Crispr–Cas9 tool used to store information in the genome of living E. coli

CRIPR Horse video GIF

Source: Seth Shipman

To the left are a series of frames showing the mare ‘Anna G’ galloping, which were encoded into nucleotides and captured sequentially over time by the Crispr adaptation system in living bacteria. To the right are the frames after multiple generations of bacterial growth, recovered by sequencing bacterial genomes

In recent years, data as diverse as Shakespeare’s sonnets, Martin Luther King Jr’s ‘I have a dream’ speech and an Amazon gift card have all been stored as DNA. Now, scientists in the US have taken the idea one step further, inserting pictures and even simple movies into the genomes of living bacteria.

‘We’re piloting this system – what we call a “molecular recorder” – using images and movies, but we hope that it will eventually be used to capture information that we don’t already know, like what is going on inside of a cell,’ says Seth Shipman of Harvard University, who is part of George Church’s group which first demonstrated DNA could be used to store information in 2012.

He explains that DNA is a good storage medium as it is incredibly stable over time, ‘so for archiving data that you don’t plan to access very often, DNA can be a good choice’. But he adds that using living bacteria presents a new set of challenges. ‘Not only do you need to synthesise the coded DNA, but you also need to deliver it to cells and get them to incorporate the new bases into their genomes,’ he says.

To accomplish the task of turning DNA into a data storage medium the team turned to the Crispr–Cas9 system, which is part of the bacterial immune system which enables them to take up and store genetic material from invading viruses in a specific region of the genome. In the first of their proof-of-concept experiments, the pixels that made up a black and white photograph of a human hand were encoded into the genome of Escherichia coli.

The group tried different strategies to encode the data. ‘One was rigid, four colours with a base corresponding to each colour. That code didn’t work so well because it ended up creating some sequences that were not very compatible with the biology of the system,’ Shipman says. ‘We ended up using a more flexible code, similar to the codon code used to make proteins. In this code, we had 21 colours and each could be coded by three different nucleotide codes. That way we could flexibly create the DNA, avoiding problematic sequences.’

Horse play

The team also encoded five frames of a galloping horse from Eadweard Muybridge’s Human and animal locomotion photography collection into E. coli.
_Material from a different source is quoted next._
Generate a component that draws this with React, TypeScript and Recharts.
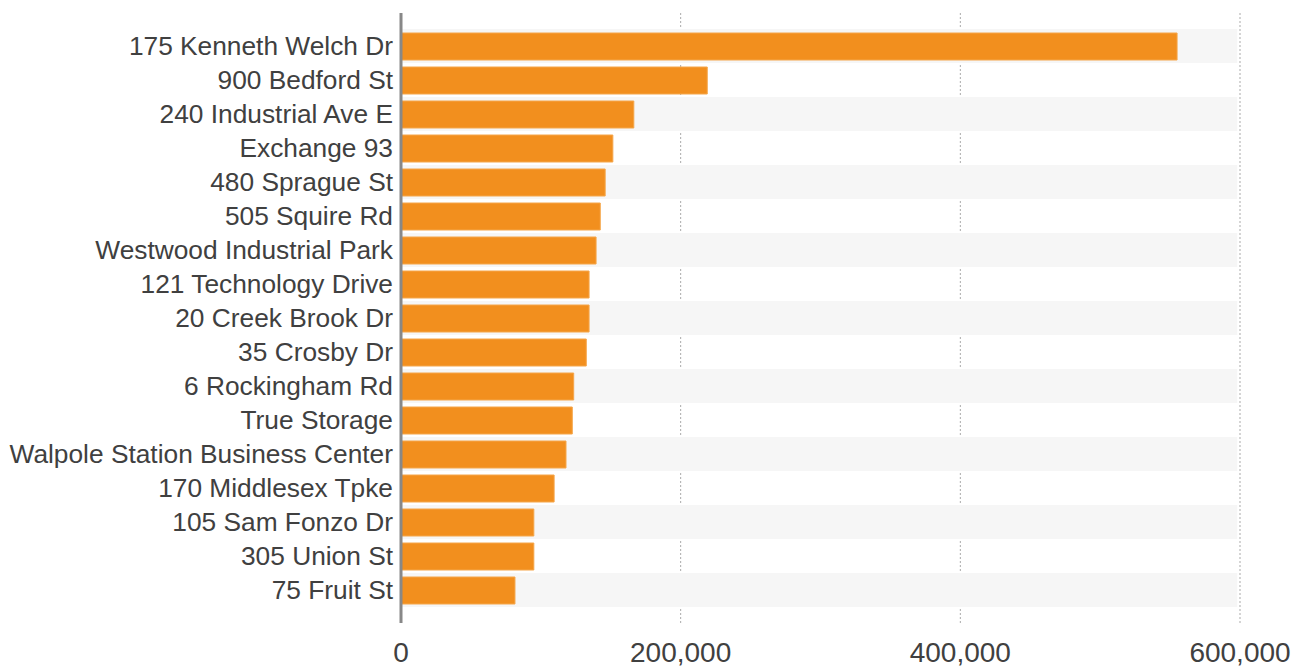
import React from 'react';
import {
  BarChart, Bar, XAxis, YAxis, CartesianGrid, ReferenceArea,
} from 'recharts';

const sites = [
  '175 Kenneth Welch Dr',
  '900 Bedford St',
  '240 Industrial Ave E',
  'Exchange 93',
  '480 Sprague St',
  '505 Squire Rd',
  'Westwood Industrial Park',
  '121 Technology Drive',
  '20 Creek Brook Dr',
  '35 Crosby Dr',
  '6 Rockingham Rd',
  'True Storage',
  'Walpole Station Business Center',
  '170 Middlesex Tpke',
  '105 Sam Fonzo Dr',
  '305 Union St',
  '75 Fruit St',
];

const areas = [
  555000, 219000, 166500, 151500, 146000, 142500, 139500, 134500, 134500,
  132500, 123500, 122500, 118000, 109500, 95000, 95000, 81500,
];

const xTicks = [0, 200000, 400000, 600000];

const data = sites.map((name, i) => ({ name, value: areas[i] }));

const FONT = '"Liberation Sans", Arial, sans-serif';

export default function App() {
  return (
    <div style={{ position: 'absolute', left: 0, top: 0, background: '#fff' }}>
      <BarChart
        width={1293}
        height={666}
        data={data}
        layout="vertical"
        margin={{ top: 13, right: 53, bottom: 0, left: 0 }}
        barCategoryGap={3}
      >
        {/* alternating row bands */}
        {sites.map((s, i) =>
          i % 2 === 0 ? (
            <ReferenceArea
              key={s}
              y1={s}
              y2={s}
              x1={0}
              x2={598000}
              fill="#f6f6f6"
              fillOpacity={1}
              stroke="none"
              ifOverflow="visible"
            />
          ) : null
        )}
        <CartesianGrid
          horizontal={false}
          stroke="#aaaaaa"
          strokeDasharray="2 2"
        />
        <XAxis
          type="number"
          domain={[0, 600000]}
          ticks={xTicks}
          axisLine={false}
          tickLine={false}
          tickSize={6}
          tickMargin={13}
          height={43}
          tickFormatter={(v: number) => v.toLocaleString('en-US')}
          tick={{ fill: '#404040', fontSize: 28, fontFamily: FONT }}
        />
        <YAxis
          type="category"
          dataKey="name"
          width={401}
          padding={{ top: 16, bottom: 16 }}
          axisLine={{ stroke: '#888888', strokeWidth: 3 }}
          tickLine={false}
          tickMargin={2}
          interval={0}
          tick={{ fill: '#404040', fontSize: 26.3, fontFamily: FONT }}
        />
        <Bar
          dataKey="value"
          fill="#f28f1e"
          stroke="#f5a64a"
          strokeWidth={1}
          barSize={27}
          isAnimationActive={false}
        />
      </BarChart>
    </div>
  );
}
The frames were inserted one by one over time, so that they would be encoded in the right order and could be recovered to create a movie.

The information could later be recovered fairly simply, as all the new sequences are stored in a single region of the E. coli genome. ‘So we just amplify that one spot from many cells and look for sequences that were not there before,’ says Shipman. The pixel data could be read with about 90% accuracy.

‘Our next step is to hook this system up to biology so that it might record a process that we don’t yet understand, rather than information that we already know,’ says Shipman.

Ewan Birney from the European Molecular Biology Laboratory’s European Bioinformatics Institute, near Cambridge, UK, says the idea of a ‘little black box’ for recording information in cells is interesting but ‘a bit fanciful’. ‘The exciting thing really is that they’ve got a high information content writing system, not really that they store information in DNA,’ he says. ‘The thing I was most impressed about was the ability to do that amount of designed Crispr simultaneously.’

‘The applications they used that for doesn’t actually change the dial in terms of making practical DNA storage.’